Given task: Repeat verbatim the lines from the one containing "Write the matplotlib code for this chart." to the one containing "mfc=navy, mec=navy, clip_on=False, zorder=3)", ends included, minus any pictures.

Plotting code records:
══════
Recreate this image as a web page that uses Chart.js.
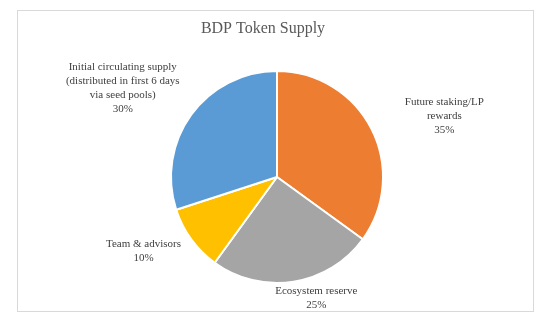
<!DOCTYPE html>
<html>
<head>
<meta charset="utf-8">
<script src="https://cdn.jsdelivr.net/npm/chart.js@4.4.0/dist/chart.umd.min.js"></script>
<style>
  html, body { margin: 0; padding: 0; background: #fff; }
</style>
</head>
<body>
<canvas id="chart" width="548" height="324"></canvas>
<script>
// slice names (one entry per text line) and their share of supply, clockwise from 12 o'clock
var categories = [
  ['Future staking/LP', 'rewards'],
  ['Ecosystem reserve'],
  ['Team & advisors'],
  ['Initial circulating supply', '(distributed in first 6 days', 'via seed pools)']
];
var shares = [35, 25, 10, 30];
var sliceColors = ['#ED7D31', '#A5A5A5', '#FFC000', '#5B9BD5'];

// frame + title, drawn behind the pie
var frameAndTitle = {
  id: 'frameAndTitle',
  beforeDraw: function(chart, args, opts) {
    var ctx = chart.ctx;
    ctx.save();
    ctx.fillStyle = '#fff';
    ctx.fillRect(0, 0, chart.width, chart.height);
    ctx.strokeStyle = '#d9d9d9';
    ctx.lineWidth = 1;
    ctx.strokeRect(17.5, 10.5, 516, 301);
    ctx.font = opts.font;
    ctx.fillStyle = opts.color;
    ctx.textAlign = 'center';
    ctx.textBaseline = 'middle';
    ctx.fillText(opts.text, opts.x, opts.y);
    ctx.restore();
  }
};

// category name + percentage placed outside each slice
var outsideLabels = {
  id: 'outsideLabels',
  afterDatasetsDraw: function(chart, args, opts) {
    var ctx = chart.ctx;
    var meta = chart.getDatasetMeta(0);
    var values = chart.data.datasets[0].data;
    var total = values.reduce(function(a, b) { return a + b; }, 0);
    ctx.save();
    ctx.font = opts.font;
    ctx.fillStyle = opts.color;
    ctx.textAlign = 'center';
    ctx.textBaseline = 'middle';
    meta.data.forEach(function(arc, i) {
      var p = arc.getProps(['x', 'y', 'startAngle', 'endAngle', 'outerRadius'], true);
      var mid = (p.startAngle + p.endAngle) / 2 + opts.angleShift[i] * Math.PI / 180;
      var d = p.outerRadius * opts.distance[i];
      var cx = p.x + Math.cos(mid) * d;
      var cy = p.y + Math.sin(mid) * d;
      var lines = chart.data.labels[i].concat([Math.round(values[i] / total * 100) + '%']);
      var top = cy - (lines.length - 1) * opts.lineHeight / 2;
      lines.forEach(function(t, k) {
        ctx.fillText(t, cx, top + k * opts.lineHeight);
      });
    });
    ctx.restore();
  }
};

new Chart(document.getElementById('chart'), {
  type: 'pie',
  data: {
    labels: categories,
    datasets: [{
      data: shares,
      backgroundColor: sliceColors,
      borderColor: '#fff',
      borderWidth: 2
    }]
  },
  options: {
    responsive: false,
    animation: false,
    events: [],
    layout: { padding: { left: 170, right: 164, top: 70, bottom: 40 } },
    plugins: {
      legend: { display: false },
      tooltip: { enabled: false },
      frameAndTitle: {
        text: 'BDP Token Supply',
        font: '16px "Liberation Serif"',
        color: '#595959',
        x: 263,
        y: 29
      },
      outsideLabels: {
        font: '11px "Liberation Serif"',
        color: '#404040',
        lineHeight: 14,
        distance: [1.68, 1.2, 1.44, 1.68],
        angleShift: [7, -9, 7, -6]
      }
    }
  },
  plugins: [frameAndTitle, outsideLabels]
});
</script>
</body>
</html>
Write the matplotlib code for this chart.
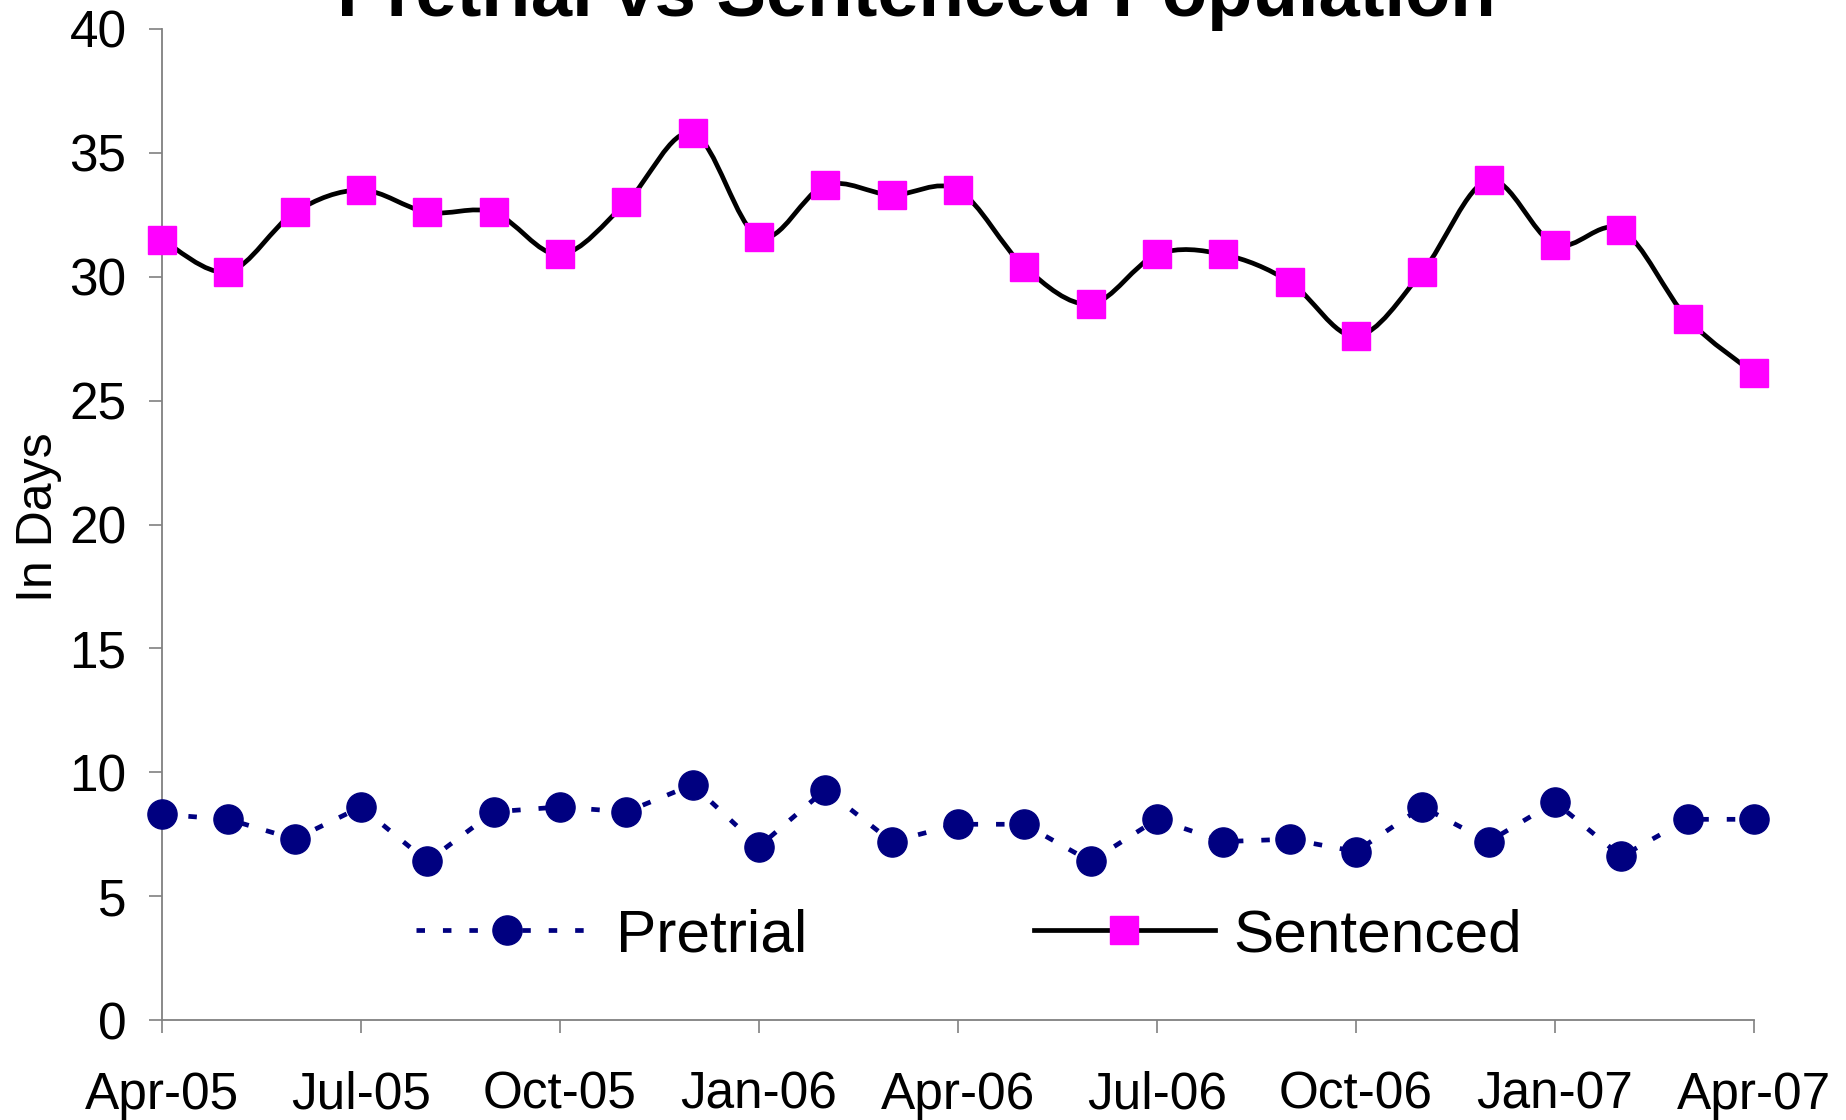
import matplotlib
matplotlib.use("Agg")
import matplotlib.pyplot as plt
from matplotlib.path import Path
from matplotlib.patches import PathPatch
from matplotlib.lines import Line2D
import numpy as np

plt.rcParams['font.family'] = ['Liberation Sans', 'DejaVu Sans']

months = ["Apr-05", "May-05", "Jun-05", "Jul-05", "Aug-05", "Sep-05", "Oct-05", "Nov-05",
          "Dec-05", "Jan-06", "Feb-06", "Mar-06", "Apr-06", "May-06", "Jun-06", "Jul-06",
          "Aug-06", "Sep-06", "Oct-06", "Nov-06", "Dec-06", "Jan-07", "Feb-07", "Mar-07", "Apr-07"]
pretrial = [8.3, 8.1, 7.3, 8.6, 6.4, 8.4, 8.6, 8.4, 9.5, 7.0, 9.3, 7.2, 7.9,
            7.9, 6.4, 8.1, 7.2, 7.3, 6.8, 8.6, 7.2, 8.8, 6.6, 8.1, 8.1]
sentenced = [31.5, 30.2, 32.6, 33.5, 32.6, 32.6, 30.9, 33.0, 35.8, 31.6, 33.7, 33.3, 33.5,
             30.4, 28.9, 30.9, 30.9, 29.8, 27.6, 30.2, 33.9, 31.3, 31.9, 28.3, 26.1]
tick_labels = ["Apr-05", "Jul-05", "Oct-05", "Jan-06", "Apr-06", "Jul-06", "Oct-06", "Jan-07", "Apr-07"]

W, H = 1846, 1120
fig = plt.figure(figsize=(W / 100, H / 100), dpi=100)
ax = fig.add_axes([162 / W, 1 - 1020 / H, (1754 - 162) / W, (1020 - 29) / H])

x = np.arange(len(months))
navy = "#000080"
magenta = "#FF00FF"
LW = 3.4
DASH = (1.8, 3.8)

# Pretrial: dashed navy line with circles
ax.plot(x, pretrial, color=navy, lw=LW, dashes=DASH, marker='o', ms=21,
        mfc=navy, mec=navy, clip_on=False, zorder=3)

# Sentenced: smoothed black line (Catmull-Rom bezier through data points)
ys = np.array(sentenced, dtype=float)
xs = x.astype(float)
P = np.column_stack([xs, ys])
verts = [P[0]]
codes = [Path.MOVETO]
n = len(P)
for i in range(n - 1):
    p0 = P[i - 1] if i > 0 else P[i]
    p1 = P[i]
    p2 = P[i + 1]
    p3 = P[i + 2] if i + 2 < n else P[i + 1]
    c1 = p1 + (p2 - p0) / 6.0
    c2 = p2 - (p3 - p1) / 6.0
    verts += [c1, c2, p2]
    codes += [Path.CURVE4] * 3
patch = PathPatch(Path(verts, codes), facecolor='none', edgecolor='black', lw=LW,
                  zorder=3, clip_on=False, joinstyle='round')
ax.add_patch(patch)
ax.plot(x, sentenced, ls='none', marker='s', ms=20, mfc=magenta, mec=magenta,
        clip_on=False, zorder=4)

ax.set_xlim(0, len(months) - 1)
ax.set_ylim(0, 40)
ax.set_yticks(np.arange(0, 41, 5))
ax.set_xticks(x[::3])
ax.set_xticklabels(tick_labels)

for s in ['top', 'right']:
    ax.spines[s].set_visible(False)
for s in ['left', 'bottom']:
    ax.spines[s].set_color('#808080')
    ax.spines[s].set_linewidth(1.3)

ax.tick_params(axis='both', direction='out', length=9.5, width=1.2, color='#808080',
               labelsize=37, labelcolor='black')
ax.tick_params(axis='x', pad=27)
ax.tick_params(axis='y', pad=16)

ax.set_ylabel("In Days", fontsize=36)
ax.yaxis.set_label_coords(-0.063, 0.507)

fig.text(916 / W, 1 - 16 / H, "Pretrial vs Sentenced Population", fontsize=53.5,
         fontweight='bold', ha='center', va='baseline')

h1 = Line2D([], [], color=navy, lw=LW, dashes=DASH, marker='o', ms=21, mfc=navy, mec=navy)
h2 = Line2D([], [], color='black', lw=LW, marker='s', ms=20, mfc=magenta, mec=magenta)
ax.legend([h1, h2], ["Pretrial", "Sentenced"], ncol=2, frameon=False, fontsize=43.5,
          loc='center', bbox_to_anchor=(0.507, 0.085), handlelength=3.0,
          handletextpad=0.3, columnspacing=3.75, numpoints=1)

fig.savefig("out.png", dpi=100)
══════
Finished exercise:
Write the matplotlib code for this chart.
import matplotlib
matplotlib.use("Agg")
import matplotlib.pyplot as plt
from matplotlib.path import Path
from matplotlib.patches import PathPatch
from matplotlib.lines import Line2D
import numpy as np

plt.rcParams['font.family'] = ['Liberation Sans', 'DejaVu Sans']

months = ["Apr-05", "May-05", "Jun-05", "Jul-05", "Aug-05", "Sep-05", "Oct-05", "Nov-05",
          "Dec-05", "Jan-06", "Feb-06", "Mar-06", "Apr-06", "May-06", "Jun-06", "Jul-06",
          "Aug-06", "Sep-06", "Oct-06", "Nov-06", "Dec-06", "Jan-07", "Feb-07", "Mar-07", "Apr-07"]
pretrial = [8.3, 8.1, 7.3, 8.6, 6.4, 8.4, 8.6, 8.4, 9.5, 7.0, 9.3, 7.2, 7.9,
            7.9, 6.4, 8.1, 7.2, 7.3, 6.8, 8.6, 7.2, 8.8, 6.6, 8.1, 8.1]
sentenced = [31.5, 30.2, 32.6, 33.5, 32.6, 32.6, 30.9, 33.0, 35.8, 31.6, 33.7, 33.3, 33.5,
             30.4, 28.9, 30.9, 30.9, 29.8, 27.6, 30.2, 33.9, 31.3, 31.9, 28.3, 26.1]
tick_labels = ["Apr-05", "Jul-05", "Oct-05", "Jan-06", "Apr-06", "Jul-06", "Oct-06", "Jan-07", "Apr-07"]

W, H = 1846, 1120
fig = plt.figure(figsize=(W / 100, H / 100), dpi=100)
ax = fig.add_axes([162 / W, 1 - 1020 / H, (1754 - 162) / W, (1020 - 29) / H])

x = np.arange(len(months))
navy = "#000080"
magenta = "#FF00FF"
LW = 3.4
DASH = (1.8, 3.8)

# Pretrial: dashed navy line with circles
ax.plot(x, pretrial, color=navy, lw=LW, dashes=DASH, marker='o', ms=21,
        mfc=navy, mec=navy, clip_on=False, zorder=3)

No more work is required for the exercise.